Data segment:

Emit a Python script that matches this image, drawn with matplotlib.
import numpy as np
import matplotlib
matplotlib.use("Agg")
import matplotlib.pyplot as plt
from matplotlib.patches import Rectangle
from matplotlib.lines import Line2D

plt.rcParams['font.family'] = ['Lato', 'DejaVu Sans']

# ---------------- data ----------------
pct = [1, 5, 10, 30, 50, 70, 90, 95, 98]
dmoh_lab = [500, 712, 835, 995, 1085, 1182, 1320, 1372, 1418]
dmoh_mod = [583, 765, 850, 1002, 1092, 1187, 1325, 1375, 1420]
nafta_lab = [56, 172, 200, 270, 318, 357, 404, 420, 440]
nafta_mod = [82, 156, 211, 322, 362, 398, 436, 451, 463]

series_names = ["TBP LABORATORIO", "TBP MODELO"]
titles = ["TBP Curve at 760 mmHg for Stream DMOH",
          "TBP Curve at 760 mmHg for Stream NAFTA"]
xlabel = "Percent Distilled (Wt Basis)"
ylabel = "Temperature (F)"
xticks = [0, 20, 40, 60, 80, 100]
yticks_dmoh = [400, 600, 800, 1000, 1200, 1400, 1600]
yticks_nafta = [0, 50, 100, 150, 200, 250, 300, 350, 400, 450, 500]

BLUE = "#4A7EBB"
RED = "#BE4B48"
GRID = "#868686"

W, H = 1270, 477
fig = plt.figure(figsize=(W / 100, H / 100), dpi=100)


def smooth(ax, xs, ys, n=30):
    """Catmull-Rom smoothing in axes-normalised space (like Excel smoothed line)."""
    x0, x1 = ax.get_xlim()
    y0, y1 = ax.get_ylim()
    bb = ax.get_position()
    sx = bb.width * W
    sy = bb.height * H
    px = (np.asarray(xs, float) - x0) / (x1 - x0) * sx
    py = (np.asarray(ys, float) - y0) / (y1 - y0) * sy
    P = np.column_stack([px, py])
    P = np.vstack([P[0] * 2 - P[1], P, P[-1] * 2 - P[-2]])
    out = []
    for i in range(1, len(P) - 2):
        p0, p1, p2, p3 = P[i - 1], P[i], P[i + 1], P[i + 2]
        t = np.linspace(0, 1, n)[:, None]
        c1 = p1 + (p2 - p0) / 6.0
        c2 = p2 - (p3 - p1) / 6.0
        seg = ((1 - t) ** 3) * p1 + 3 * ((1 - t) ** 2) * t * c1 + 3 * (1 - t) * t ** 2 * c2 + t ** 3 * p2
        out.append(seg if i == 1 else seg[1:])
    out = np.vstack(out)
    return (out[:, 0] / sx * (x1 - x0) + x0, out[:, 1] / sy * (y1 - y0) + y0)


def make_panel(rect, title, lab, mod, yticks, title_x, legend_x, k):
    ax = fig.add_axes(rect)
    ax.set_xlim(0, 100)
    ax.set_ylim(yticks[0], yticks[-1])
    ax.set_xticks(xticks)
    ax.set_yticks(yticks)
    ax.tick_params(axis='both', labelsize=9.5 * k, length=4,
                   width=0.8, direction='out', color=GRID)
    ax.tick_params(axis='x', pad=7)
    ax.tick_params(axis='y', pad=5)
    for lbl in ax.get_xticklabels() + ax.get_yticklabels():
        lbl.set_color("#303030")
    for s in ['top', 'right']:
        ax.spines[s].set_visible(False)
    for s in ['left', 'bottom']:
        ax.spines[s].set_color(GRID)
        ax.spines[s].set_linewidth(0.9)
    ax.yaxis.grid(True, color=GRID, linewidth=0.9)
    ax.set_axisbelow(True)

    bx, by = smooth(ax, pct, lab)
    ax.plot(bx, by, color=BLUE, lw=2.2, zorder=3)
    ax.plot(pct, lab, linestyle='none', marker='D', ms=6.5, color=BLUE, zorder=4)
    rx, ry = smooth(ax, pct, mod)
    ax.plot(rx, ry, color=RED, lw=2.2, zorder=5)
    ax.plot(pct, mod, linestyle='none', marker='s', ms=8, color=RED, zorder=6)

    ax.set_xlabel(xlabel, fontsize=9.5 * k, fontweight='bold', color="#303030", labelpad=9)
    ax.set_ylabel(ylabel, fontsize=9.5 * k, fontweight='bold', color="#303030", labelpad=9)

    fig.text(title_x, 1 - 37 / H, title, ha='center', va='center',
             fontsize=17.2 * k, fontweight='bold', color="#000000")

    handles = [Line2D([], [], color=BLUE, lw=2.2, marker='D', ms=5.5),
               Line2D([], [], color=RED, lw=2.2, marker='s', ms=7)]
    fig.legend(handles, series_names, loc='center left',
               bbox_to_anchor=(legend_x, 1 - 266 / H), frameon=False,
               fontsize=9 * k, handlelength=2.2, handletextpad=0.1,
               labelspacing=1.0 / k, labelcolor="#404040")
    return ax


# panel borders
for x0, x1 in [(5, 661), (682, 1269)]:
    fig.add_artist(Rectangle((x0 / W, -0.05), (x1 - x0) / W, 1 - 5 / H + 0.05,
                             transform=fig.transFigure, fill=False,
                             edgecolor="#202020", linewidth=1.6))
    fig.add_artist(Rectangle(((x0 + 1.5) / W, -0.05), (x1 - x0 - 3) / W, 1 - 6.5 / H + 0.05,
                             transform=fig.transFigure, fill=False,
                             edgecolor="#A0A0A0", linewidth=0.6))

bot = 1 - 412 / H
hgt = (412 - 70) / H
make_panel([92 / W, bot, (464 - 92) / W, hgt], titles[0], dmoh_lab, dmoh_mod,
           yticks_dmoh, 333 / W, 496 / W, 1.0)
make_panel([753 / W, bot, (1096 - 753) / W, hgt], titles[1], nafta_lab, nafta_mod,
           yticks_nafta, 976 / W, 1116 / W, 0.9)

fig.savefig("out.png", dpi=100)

Task instructions: Return every line exactly.

Problem solution:
Emit a Python script that matches this image, drawn with matplotlib.
import numpy as np
import matplotlib
matplotlib.use("Agg")
import matplotlib.pyplot as plt
from matplotlib.patches import Rectangle
from matplotlib.lines import Line2D

plt.rcParams['font.family'] = ['Lato', 'DejaVu Sans']

# ---------------- data ----------------
pct = [1, 5, 10, 30, 50, 70, 90, 95, 98]
dmoh_lab = [500, 712, 835, 995, 1085, 1182, 1320, 1372, 1418]
dmoh_mod = [583, 765, 850, 1002, 1092, 1187, 1325, 1375, 1420]
nafta_lab = [56, 172, 200, 270, 318, 357, 404, 420, 440]
nafta_mod = [82, 156, 211, 322, 362, 398, 436, 451, 463]

series_names = ["TBP LABORATORIO", "TBP MODELO"]
titles = ["TBP Curve at 760 mmHg for Stream DMOH",
          "TBP Curve at 760 mmHg for Stream NAFTA"]
xlabel = "Percent Distilled (Wt Basis)"
ylabel = "Temperature (F)"
xticks = [0, 20, 40, 60, 80, 100]
yticks_dmoh = [400, 600, 800, 1000, 1200, 1400, 1600]
yticks_nafta = [0, 50, 100, 150, 200, 250, 300, 350, 400, 450, 500]

BLUE = "#4A7EBB"
RED = "#BE4B48"
GRID = "#868686"

W, H = 1270, 477
fig = plt.figure(figsize=(W / 100, H / 100), dpi=100)


def smooth(ax, xs, ys, n=30):
    """Catmull-Rom smoothing in axes-normalised space (like Excel smoothed line)."""
    x0, x1 = ax.get_xlim()
    y0, y1 = ax.get_ylim()
    bb = ax.get_position()
    sx = bb.width * W
    sy = bb.height * H
    px = (np.asarray(xs, float) - x0) / (x1 - x0) * sx
    py = (np.asarray(ys, float) - y0) / (y1 - y0) * sy
    P = np.column_stack([px, py])
    P = np.vstack([P[0] * 2 - P[1], P, P[-1] * 2 - P[-2]])
    out = []
    for i in range(1, len(P) - 2):
        p0, p1, p2, p3 = P[i - 1], P[i], P[i + 1], P[i + 2]
        t = np.linspace(0, 1, n)[:, None]
        c1 = p1 + (p2 - p0) / 6.0
        c2 = p2 - (p3 - p1) / 6.0
        seg = ((1 - t) ** 3) * p1 + 3 * ((1 - t) ** 2) * t * c1 + 3 * (1 - t) * t ** 2 * c2 + t ** 3 * p2
        out.append(seg if i == 1 else seg[1:])
    out = np.vstack(out)
    return (out[:, 0] / sx * (x1 - x0) + x0, out[:, 1] / sy * (y1 - y0) + y0)


def make_panel(rect, title, lab, mod, yticks, title_x, legend_x, k):
    ax = fig.add_axes(rect)
    ax.set_xlim(0, 100)
    ax.set_ylim(yticks[0], yticks[-1])
    ax.set_xticks(xticks)
    ax.set_yticks(yticks)
    ax.tick_params(axis='both', labelsize=9.5 * k, length=4,
                   width=0.8, direction='out', color=GRID)
    ax.tick_params(axis='x', pad=7)
    ax.tick_params(axis='y', pad=5)
    for lbl in ax.get_xticklabels() + ax.get_yticklabels():
        lbl.set_color("#303030")
    for s in ['top', 'right']:
        ax.spines[s].set_visible(False)
    for s in ['left', 'bottom']:
        ax.spines[s].set_color(GRID)
        ax.spines[s].set_linewidth(0.9)
    ax.yaxis.grid(True, color=GRID, linewidth=0.9)
    ax.set_axisbelow(True)

    bx, by = smooth(ax, pct, lab)
    ax.plot(bx, by, color=BLUE, lw=2.2, zorder=3)
    ax.plot(pct, lab, linestyle='none', marker='D', ms=6.5, color=BLUE, zorder=4)
    rx, ry = smooth(ax, pct, mod)
    ax.plot(rx, ry, color=RED, lw=2.2, zorder=5)
    ax.plot(pct, mod, linestyle='none', marker='s', ms=8, color=RED, zorder=6)

    ax.set_xlabel(xlabel, fontsize=9.5 * k, fontweight='bold', color="#303030", labelpad=9)
    ax.set_ylabel(ylabel, fontsize=9.5 * k, fontweight='bold', color="#303030", labelpad=9)

    fig.text(title_x, 1 - 37 / H, title, ha='center', va='center',
             fontsize=17.2 * k, fontweight='bold', color="#000000")

    handles = [Line2D([], [], color=BLUE, lw=2.2, marker='D', ms=5.5),
               Line2D([], [], color=RED, lw=2.2, marker='s', ms=7)]
    fig.legend(handles, series_names, loc='center left',
               bbox_to_anchor=(legend_x, 1 - 266 / H), frameon=False,
               fontsize=9 * k, handlelength=2.2, handletextpad=0.1,
               labelspacing=1.0 / k, labelcolor="#404040")
    return ax


# panel borders
for x0, x1 in [(5, 661), (682, 1269)]:
    fig.add_artist(Rectangle((x0 / W, -0.05), (x1 - x0) / W, 1 - 5 / H + 0.05,
                             transform=fig.transFigure, fill=False,
                             edgecolor="#202020", linewidth=1.6))
    fig.add_artist(Rectangle(((x0 + 1.5) / W, -0.05), (x1 - x0 - 3) / W, 1 - 6.5 / H + 0.05,
                             transform=fig.transFigure, fill=False,
                             edgecolor="#A0A0A0", linewidth=0.6))

bot = 1 - 412 / H
hgt = (412 - 70) / H
make_panel([92 / W, bot, (464 - 92) / W, hgt], titles[0], dmoh_lab, dmoh_mod,
           yticks_dmoh, 333 / W, 496 / W, 1.0)
make_panel([753 / W, bot, (1096 - 753) / W, hgt], titles[1], nafta_lab, nafta_mod,
           yticks_nafta, 976 / W, 1116 / W, 0.9)

fig.savefig("out.png", dpi=100)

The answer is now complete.